[start of Material provided]

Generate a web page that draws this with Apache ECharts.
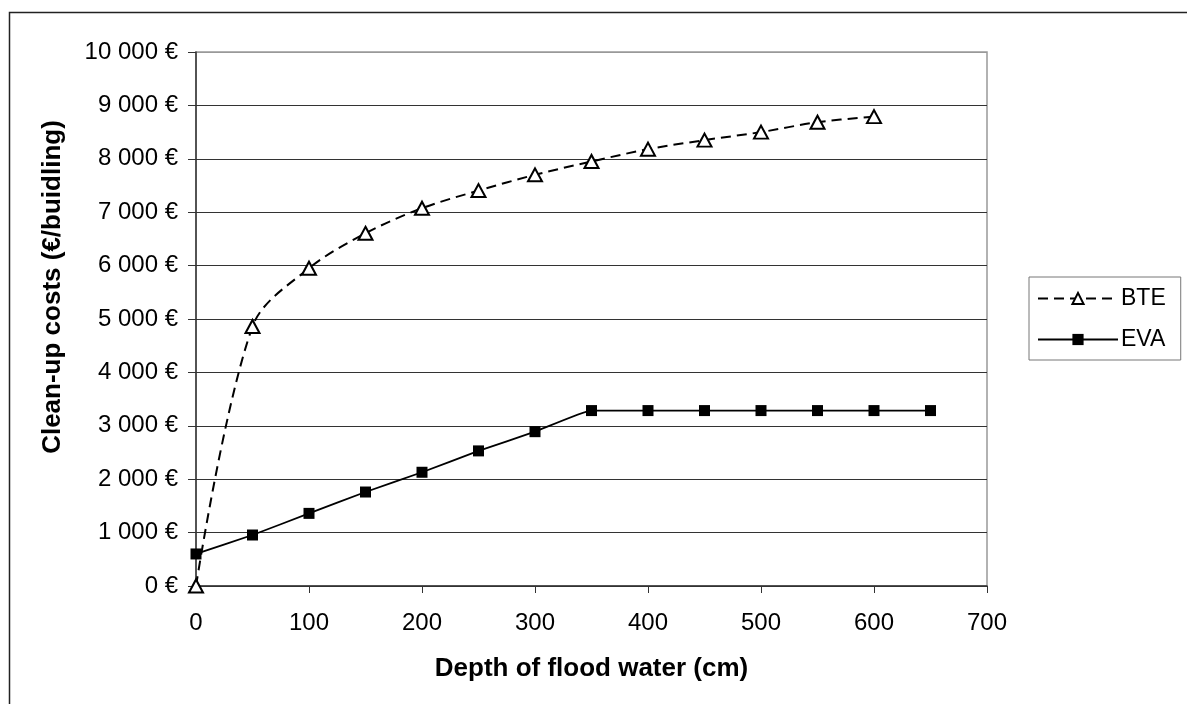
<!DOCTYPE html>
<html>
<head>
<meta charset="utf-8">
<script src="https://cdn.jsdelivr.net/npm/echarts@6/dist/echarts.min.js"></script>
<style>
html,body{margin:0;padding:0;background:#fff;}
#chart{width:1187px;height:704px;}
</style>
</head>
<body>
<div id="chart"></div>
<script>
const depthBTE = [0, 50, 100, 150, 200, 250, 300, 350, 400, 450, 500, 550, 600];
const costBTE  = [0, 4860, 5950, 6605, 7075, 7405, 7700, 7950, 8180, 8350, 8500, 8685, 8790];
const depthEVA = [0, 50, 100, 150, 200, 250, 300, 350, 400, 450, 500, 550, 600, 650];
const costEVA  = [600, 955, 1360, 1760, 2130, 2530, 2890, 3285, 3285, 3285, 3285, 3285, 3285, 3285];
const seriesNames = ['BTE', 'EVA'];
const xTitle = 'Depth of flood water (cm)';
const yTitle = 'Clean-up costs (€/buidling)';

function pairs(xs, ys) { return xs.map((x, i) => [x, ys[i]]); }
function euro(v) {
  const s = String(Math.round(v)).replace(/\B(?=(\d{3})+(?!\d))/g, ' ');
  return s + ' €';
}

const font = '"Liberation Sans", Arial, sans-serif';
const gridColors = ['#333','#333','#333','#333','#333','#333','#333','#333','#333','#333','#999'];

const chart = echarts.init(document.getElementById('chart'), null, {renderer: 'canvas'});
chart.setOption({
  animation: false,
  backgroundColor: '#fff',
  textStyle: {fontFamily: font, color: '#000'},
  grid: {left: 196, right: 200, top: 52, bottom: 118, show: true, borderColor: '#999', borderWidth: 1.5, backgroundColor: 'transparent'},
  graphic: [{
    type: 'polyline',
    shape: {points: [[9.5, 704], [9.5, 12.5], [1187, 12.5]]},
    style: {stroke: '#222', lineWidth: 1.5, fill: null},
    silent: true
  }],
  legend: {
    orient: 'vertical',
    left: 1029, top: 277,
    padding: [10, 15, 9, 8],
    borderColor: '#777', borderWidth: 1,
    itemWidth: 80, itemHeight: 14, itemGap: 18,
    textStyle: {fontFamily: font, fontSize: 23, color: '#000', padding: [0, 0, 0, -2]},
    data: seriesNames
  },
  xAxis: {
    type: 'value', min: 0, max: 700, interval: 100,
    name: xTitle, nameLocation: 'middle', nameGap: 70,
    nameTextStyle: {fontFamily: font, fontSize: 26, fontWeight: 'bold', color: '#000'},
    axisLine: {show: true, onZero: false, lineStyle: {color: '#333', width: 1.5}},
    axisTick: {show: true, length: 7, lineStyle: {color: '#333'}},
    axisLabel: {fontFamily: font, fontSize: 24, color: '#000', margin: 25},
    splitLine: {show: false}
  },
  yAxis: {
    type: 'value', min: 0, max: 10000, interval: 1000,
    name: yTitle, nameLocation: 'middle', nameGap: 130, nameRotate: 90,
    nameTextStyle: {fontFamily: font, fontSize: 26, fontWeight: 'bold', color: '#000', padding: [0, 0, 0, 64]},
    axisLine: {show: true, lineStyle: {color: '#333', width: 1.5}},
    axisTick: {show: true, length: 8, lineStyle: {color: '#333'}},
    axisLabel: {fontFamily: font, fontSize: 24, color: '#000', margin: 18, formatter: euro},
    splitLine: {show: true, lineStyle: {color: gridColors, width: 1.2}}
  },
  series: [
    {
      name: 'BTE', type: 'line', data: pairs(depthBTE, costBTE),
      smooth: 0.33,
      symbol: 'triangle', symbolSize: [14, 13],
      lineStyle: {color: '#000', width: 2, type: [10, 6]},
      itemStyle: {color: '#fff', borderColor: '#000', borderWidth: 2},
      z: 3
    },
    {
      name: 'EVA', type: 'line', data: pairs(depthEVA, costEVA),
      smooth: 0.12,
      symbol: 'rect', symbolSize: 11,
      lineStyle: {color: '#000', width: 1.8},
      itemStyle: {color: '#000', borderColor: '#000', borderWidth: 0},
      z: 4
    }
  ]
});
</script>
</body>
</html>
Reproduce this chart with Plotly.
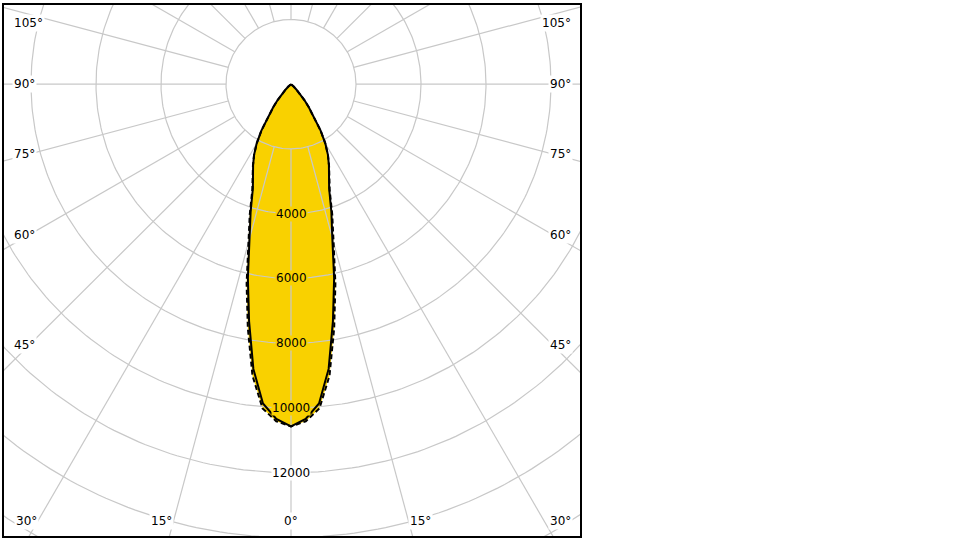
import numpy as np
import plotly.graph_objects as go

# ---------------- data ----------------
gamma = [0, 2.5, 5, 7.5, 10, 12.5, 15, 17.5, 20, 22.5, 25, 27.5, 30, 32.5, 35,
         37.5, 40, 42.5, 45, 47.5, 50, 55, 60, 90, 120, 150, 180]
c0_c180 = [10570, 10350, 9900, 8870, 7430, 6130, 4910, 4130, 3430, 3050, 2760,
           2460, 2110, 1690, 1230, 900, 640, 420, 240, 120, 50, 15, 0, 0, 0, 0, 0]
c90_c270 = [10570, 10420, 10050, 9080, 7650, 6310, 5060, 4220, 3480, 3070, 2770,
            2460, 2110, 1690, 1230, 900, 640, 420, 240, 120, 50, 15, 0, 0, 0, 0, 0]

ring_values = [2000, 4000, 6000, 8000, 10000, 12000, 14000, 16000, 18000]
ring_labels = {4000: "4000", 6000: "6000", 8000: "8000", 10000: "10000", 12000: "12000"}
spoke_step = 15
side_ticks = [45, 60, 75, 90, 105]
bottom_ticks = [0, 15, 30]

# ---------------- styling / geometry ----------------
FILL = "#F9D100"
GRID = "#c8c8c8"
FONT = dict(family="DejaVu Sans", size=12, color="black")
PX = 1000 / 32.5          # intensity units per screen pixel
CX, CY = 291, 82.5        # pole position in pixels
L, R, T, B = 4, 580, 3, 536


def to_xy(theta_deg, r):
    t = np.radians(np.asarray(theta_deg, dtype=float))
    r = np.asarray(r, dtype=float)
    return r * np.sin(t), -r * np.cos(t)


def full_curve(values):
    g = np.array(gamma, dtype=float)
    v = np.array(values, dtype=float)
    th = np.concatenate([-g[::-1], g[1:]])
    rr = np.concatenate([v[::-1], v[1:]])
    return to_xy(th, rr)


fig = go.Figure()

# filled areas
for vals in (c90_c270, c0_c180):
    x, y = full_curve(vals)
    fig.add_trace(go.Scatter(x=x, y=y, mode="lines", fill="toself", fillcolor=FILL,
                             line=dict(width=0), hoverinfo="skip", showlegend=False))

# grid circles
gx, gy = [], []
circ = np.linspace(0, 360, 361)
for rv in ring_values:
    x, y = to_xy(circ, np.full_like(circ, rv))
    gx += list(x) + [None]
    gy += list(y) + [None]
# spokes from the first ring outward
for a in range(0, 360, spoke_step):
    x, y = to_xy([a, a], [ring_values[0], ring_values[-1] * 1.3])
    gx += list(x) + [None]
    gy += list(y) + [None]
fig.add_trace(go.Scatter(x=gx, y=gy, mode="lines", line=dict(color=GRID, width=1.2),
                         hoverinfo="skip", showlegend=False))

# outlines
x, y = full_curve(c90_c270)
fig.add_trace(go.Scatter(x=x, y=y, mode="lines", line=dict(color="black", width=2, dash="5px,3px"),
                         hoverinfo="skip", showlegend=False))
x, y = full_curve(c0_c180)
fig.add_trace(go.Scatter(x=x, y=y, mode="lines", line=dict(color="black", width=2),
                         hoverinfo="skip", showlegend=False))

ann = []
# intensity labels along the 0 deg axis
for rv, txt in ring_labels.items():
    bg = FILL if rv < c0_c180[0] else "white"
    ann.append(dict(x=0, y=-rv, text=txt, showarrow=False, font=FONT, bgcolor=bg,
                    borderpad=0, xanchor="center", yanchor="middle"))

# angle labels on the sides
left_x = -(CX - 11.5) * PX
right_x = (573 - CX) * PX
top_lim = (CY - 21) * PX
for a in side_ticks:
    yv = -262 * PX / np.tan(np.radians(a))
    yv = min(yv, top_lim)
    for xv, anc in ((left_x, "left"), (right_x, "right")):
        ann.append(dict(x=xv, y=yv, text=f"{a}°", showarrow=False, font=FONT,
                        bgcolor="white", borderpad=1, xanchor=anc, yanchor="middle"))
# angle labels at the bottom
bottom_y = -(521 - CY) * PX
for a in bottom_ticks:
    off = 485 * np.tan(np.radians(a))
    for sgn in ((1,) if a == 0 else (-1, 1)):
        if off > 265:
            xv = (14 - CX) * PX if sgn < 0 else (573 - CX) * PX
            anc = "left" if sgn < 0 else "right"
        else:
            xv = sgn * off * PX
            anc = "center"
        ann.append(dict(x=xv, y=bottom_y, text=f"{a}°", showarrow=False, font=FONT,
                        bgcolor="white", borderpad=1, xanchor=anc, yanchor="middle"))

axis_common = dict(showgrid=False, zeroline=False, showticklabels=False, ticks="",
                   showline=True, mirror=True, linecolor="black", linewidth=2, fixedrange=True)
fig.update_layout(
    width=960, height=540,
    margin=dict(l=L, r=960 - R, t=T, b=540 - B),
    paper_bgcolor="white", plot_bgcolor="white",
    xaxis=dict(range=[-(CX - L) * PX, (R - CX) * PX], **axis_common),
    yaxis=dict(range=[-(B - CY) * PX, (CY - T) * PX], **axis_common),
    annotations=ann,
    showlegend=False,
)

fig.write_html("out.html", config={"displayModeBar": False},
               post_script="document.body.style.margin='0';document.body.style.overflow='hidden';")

[end of Material provided]

▶ [Task to carry out]
Without the pictures, give again exactly the lines above starting at the line containing "Reproduce this chart with Plotly." and ending at the line containing "L, R, T, B = 4, 580, 3, 536".

▶ [Result of this task]
Reproduce this chart with Plotly.
import numpy as np
import plotly.graph_objects as go

# ---------------- data ----------------
gamma = [0, 2.5, 5, 7.5, 10, 12.5, 15, 17.5, 20, 22.5, 25, 27.5, 30, 32.5, 35,
         37.5, 40, 42.5, 45, 47.5, 50, 55, 60, 90, 120, 150, 180]
c0_c180 = [10570, 10350, 9900, 8870, 7430, 6130, 4910, 4130, 3430, 3050, 2760,
           2460, 2110, 1690, 1230, 900, 640, 420, 240, 120, 50, 15, 0, 0, 0, 0, 0]
c90_c270 = [10570, 10420, 10050, 9080, 7650, 6310, 5060, 4220, 3480, 3070, 2770,
            2460, 2110, 1690, 1230, 900, 640, 420, 240, 120, 50, 15, 0, 0, 0, 0, 0]

ring_values = [2000, 4000, 6000, 8000, 10000, 12000, 14000, 16000, 18000]
ring_labels = {4000: "4000", 6000: "6000", 8000: "8000", 10000: "10000", 12000: "12000"}
spoke_step = 15
side_ticks = [45, 60, 75, 90, 105]
bottom_ticks = [0, 15, 30]

# ---------------- styling / geometry ----------------
FILL = "#F9D100"
GRID = "#c8c8c8"
FONT = dict(family="DejaVu Sans", size=12, color="black")
PX = 1000 / 32.5          # intensity units per screen pixel
CX, CY = 291, 82.5        # pole position in pixels
L, R, T, B = 4, 580, 3, 536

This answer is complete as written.